Choose peaceful fish species that are not aggressive or prone to fin-nipping. Avoid keeping them with large, aggressive species that may intimidate or harass the banjo catfish.

Banjo catfish should be kept with other small, active fish species.

Some suitable tank mates for banjo catfish can include peaceful community fish such as tetras (e.g., neon tetras, ember tetras), rasboras, small livebearers (e.g., guppies, endlers), small peaceful cichlids (e.g., Apistogramma species), and small catfish species (e.g., Corydoras, Otocinclus). However, it’s important to research the specific needs and temperament of any potential tank mate species to ensure compatibility.

Always monitor the behavior of the tank mates when introducing them to the aquarium and be prepared to make adjustments if any aggression or incompatibility arises. Providing adequate hiding spots and territories can also help reduce stress and promote harmonious interactions among tank mates.

Gender differences: male vs female

The fish doesn’t have pronounced gender dimorphism. The females are larger and fatter than males.

Breeding

Spawning is triggered with the following: fresh, oxygen-rich water, intensive water flow and a minor hormone injection.

The banjo catfish spawns at night. The catfish swim intensively, it looks like they hover in the water flow created with a tank filter. The fish go in separate directions for some period of time and then they get up from the bottom, swim up to the water surface and stay very close to each other.

Near the water surface the male fish hugs the female with its body and she ejaculates a small portion of eggs which the male fertilizers at once. After this the banjo catfish go into different directions again. Some time later the spawning process is repeated.

The eggs are small, bright green (they resemble kuhli loach eggs) and very sticky.
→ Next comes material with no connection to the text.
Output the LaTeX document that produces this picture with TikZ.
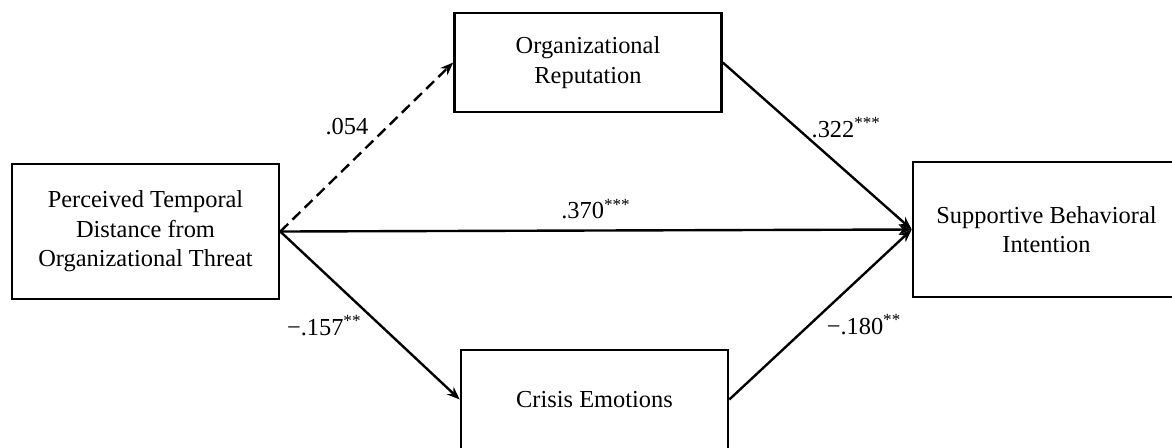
\documentclass[tikz,border=0pt]{standalone}
\usepackage{fontspec}
\setmainfont{Liberation Serif}
\usepackage{tikz}
\usetikzlibrary{arrows.meta,positioning}
\tikzstyle{box} = [draw,line width=1.3pt,align=center,minimum width=133.5pt,minimum height=49.5pt,inner sep=0pt,font=\fontsize{12.2}{14.75}\selectfont]
\tikzstyle{tallbox} = [box,minimum height=67.5pt]
\tikzstyle{arrow} = [line width=1.2pt,-{Stealth[length=6.5pt,width=5pt]}]
\tikzstyle{coef} = [font=\fontsize{12.2}{14.75}\selectfont,inner sep=2pt]

\begin{document}
\begin{tikzpicture}[x=0.5pt,y=-0.5pt]
\useasboundingbox (0,0) rectangle (1172,447);

% Variables
\node[tallbox] (distance) at (145.5,231.5) {Perceived Temporal\\Distance from\\Organizational Threat};
\node[box] (reputation) at (588,62.5) {Organizational\\Reputation};
\node[box] (emotions) at (594.5,399.5) {Crisis Emotions};
\node[tallbox] (intention) at (1046.5,229.5) {Supportive Behavioral\\Intention};

% Paths
\draw[arrow,dash pattern=on 5.5pt off 3pt] (distance.east) -- node[coef,pos=0.62,left=7pt] {.054} (reputation.west);
\draw[arrow] (distance.east) -- node[coef,pos=0.5,above=3pt] {.370\textsuperscript{***}} (intention.west);
\draw[arrow] (distance.east) -- node[coef,pos=0.56,left=7pt] {−.157\textsuperscript{**}} (emotions.west);
\draw[arrow] (reputation.east) -- node[coef,pos=0.39,right=5pt] {.322\textsuperscript{***}} (intention.west);
\draw[arrow] (emotions.east) -- node[coef,pos=0.44,right=6pt] {−.180\textsuperscript{**}} (intention.west);
\end{tikzpicture}
\end{document}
They uniformly scatter around the tank bottom.

You won’t need a net put on the tank bottom, since the fish doesn’t eat its eggs. One female fish lays about 200-300 eggs. The eggs stage lasts for 36-48 hours at tank water temperature 26°C.
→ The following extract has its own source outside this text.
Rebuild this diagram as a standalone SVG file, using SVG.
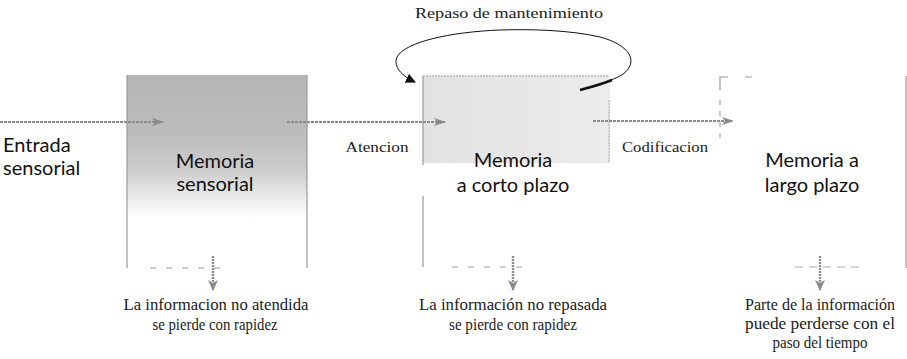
<svg xmlns="http://www.w3.org/2000/svg" width="907" height="359" viewBox="0 0 907 359">
<style>
.lbl{font-family:Lato,"Open Sans",sans-serif;font-size:20px;fill:#111;text-anchor:middle}
.ser{font-family:"Liberation Serif",serif;font-size:15px;fill:#222;text-anchor:middle}
.bot{font-family:"Liberation Serif",serif;font-size:16.5px;fill:#222;text-anchor:middle}
.edge{stroke:#9a9a9a;stroke-width:1.2;fill:none}
.dash{stroke:#a0a0a0;stroke-width:1.2;fill:none;stroke-dasharray:6 10}
.flow{stroke:#8a8a8a;stroke-width:1.8;fill:none;stroke-dasharray:3 1}
.down{stroke:#8a8a8a;stroke-width:2.4;fill:none;stroke-dasharray:2 1}
</style>
<defs>
<linearGradient id="g1" x1="0" y1="0" x2="0" y2="1">
<stop offset="0" stop-color="#b6b6b6"/>
<stop offset="0.3" stop-color="#bcbcbc"/>
<stop offset="0.5" stop-color="#cdcdcd"/>
<stop offset="0.62" stop-color="#e8e8e8"/>
<stop offset="0.74" stop-color="#ffffff"/>
</linearGradient>
<linearGradient id="g2" x1="0" y1="0" x2="1" y2="0">
<stop offset="0" stop-color="#e2e2e2"/>
<stop offset="0.6" stop-color="#e8e8e8"/>
<stop offset="1" stop-color="#ececec"/>
</linearGradient>
<marker id="ah" viewBox="0 0 12 10" refX="11" refY="5" markerWidth="12" markerHeight="10" markerUnits="userSpaceOnUse" orient="auto">
<path d="M0,1 L12,5 L0,9 L3,5 Z" fill="#8a8a8a"/>
</marker>
<marker id="ahd" viewBox="0 0 10 12" refX="5" refY="11" markerWidth="10" markerHeight="12" markerUnits="userSpaceOnUse" orient="0">
<path d="M0,1 L5,12 L10,1 L5,4 Z" fill="#8a8a8a"/>
</marker>
<marker id="ahk" viewBox="0 0 10 10" refX="9" refY="5" markerWidth="10" markerHeight="10" markerUnits="userSpaceOnUse" orient="auto">
<path d="M0,0 L10,5 L0,10 Z" fill="#111"/>
</marker>
</defs>

<g id="node-sensorial">
<rect x="127" y="75" width="180" height="193" fill="url(#g1)"/>
<line class="edge" x1="127" y1="75" x2="127" y2="268"/>
<line class="edge" x1="307" y1="75" x2="307" y2="268"/>
<line class="dash" x1="150" y1="268" x2="225" y2="268"/>
<text class="lbl" x="215" y="168">Memoria</text>
<text class="lbl" x="215" y="191">sensorial</text>
</g>

<g id="node-corto">
<rect x="423" y="76" width="187" height="87" fill="url(#g2)"/>
<line x1="423" y1="76" x2="608" y2="76" stroke="#999" stroke-width="1.2" stroke-dasharray="2 1"/>
<line x1="609" y1="100" x2="609" y2="163" stroke="#aaa" stroke-width="1" stroke-dasharray="2 1"/>
<line class="edge" x1="423" y1="76" x2="423" y2="165"/>
<line class="edge" x1="423" y1="196" x2="423" y2="267"/>
<line class="dash" x1="452" y1="267" x2="525" y2="267"/>
<text class="lbl" x="513" y="167">Memoria</text>
<text class="lbl" x="513" y="192">a corto plazo</text>
</g>

<g id="node-largo">
<path d="M720,90 V77 H728 M745,77 H752" stroke="#999" stroke-width="1.2" fill="none"/>
<line x1="720" y1="100" x2="720" y2="140" stroke="#aaa" stroke-width="1.2" stroke-dasharray="5 6"/>
<line class="edge" x1="906" y1="76" x2="906" y2="268"/>
<line x1="795" y1="267" x2="865" y2="267" stroke="#aaa" stroke-width="1.2" stroke-dasharray="8 6"/>
<text class="lbl" x="812" y="167">Memoria a</text>
<text class="lbl" x="812" y="192">largo plazo</text>
</g>

<g id="node-entrada">
<text class="lbl" x="3" y="152" style="text-anchor:start">Entrada</text>
<text class="lbl" x="3" y="175" style="text-anchor:start">sensorial</text>
</g>

<g id="connectors">
<line class="flow" x1="0" y1="122" x2="163" y2="122" marker-end="url(#ah)"/>
<line class="flow" x1="287" y1="122" x2="445" y2="122" marker-end="url(#ah)"/>
<line class="flow" x1="593" y1="121" x2="733" y2="121" marker-end="url(#ah)"/>
<line class="down" x1="213" y1="256" x2="213" y2="290" marker-end="url(#ahd)"/>
<line class="down" x1="513" y1="256" x2="513" y2="290" marker-end="url(#ahd)"/>
<line class="down" x1="820" y1="256" x2="820" y2="290" marker-end="url(#ahd)"/>
<path d="M580,90 C600,85 612,80 622,75 C640,62 630,45 600,37 C570,30 530,29 500,30 C450,32 405,42 397,57 C393,67 402,76 415,82" stroke="#111" stroke-width="1" fill="none" marker-end="url(#ahk)"/>
<path d="M580,90 C595,86 605,83 612,80" stroke="#111" stroke-width="2.6" fill="none"/>
</g>

<g id="labels">
<text class="ser" x="509" y="18" textLength="188" lengthAdjust="spacingAndGlyphs">Repaso de mantenimiento</text>
<text class="ser" x="377" y="152" textLength="63" lengthAdjust="spacingAndGlyphs">Atencion</text>
<text class="ser" x="665" y="152" textLength="86" lengthAdjust="spacingAndGlyphs">Codificacion</text>
<text class="bot" x="216" y="310" textLength="185" lengthAdjust="spacingAndGlyphs">La informacion no atendida</text>
<text class="bot" x="215" y="330" textLength="125" lengthAdjust="spacingAndGlyphs">se pierde con rapidez</text>
<text class="bot" x="513" y="310" textLength="188" lengthAdjust="spacingAndGlyphs">La información no repasada</text>
<text class="bot" x="513" y="330" textLength="128" lengthAdjust="spacingAndGlyphs">se pierde con rapidez</text>
<text class="bot" x="820" y="310" textLength="150" lengthAdjust="spacingAndGlyphs">Parte de la información</text>
<text class="bot" x="820" y="329" textLength="150" lengthAdjust="spacingAndGlyphs">puede perderse con el</text>
<text class="bot" x="820" y="348" textLength="95" lengthAdjust="spacingAndGlyphs">paso del tiempo</text>
</g>
</svg>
Two days later tiny larvae appears. Two more days later the larvae turns into juveniles that will get inside all cracks, because they have photophobism from the first days of their life.

The juveniles start getting their coloring on the 4-5th day of their life. You should start feeding them with the smallest live organisms: cyclops nauplii, rotifers. At this stage water quality is very important.

The first month of the juveniles life is the most challenging for the aquarist. A month later they grow and develop successfully and almost all of them survive. Gradually you should start feeding the juveniles with larger sized food.

The banjo catfish becomes reproductive at the age of 12 months old.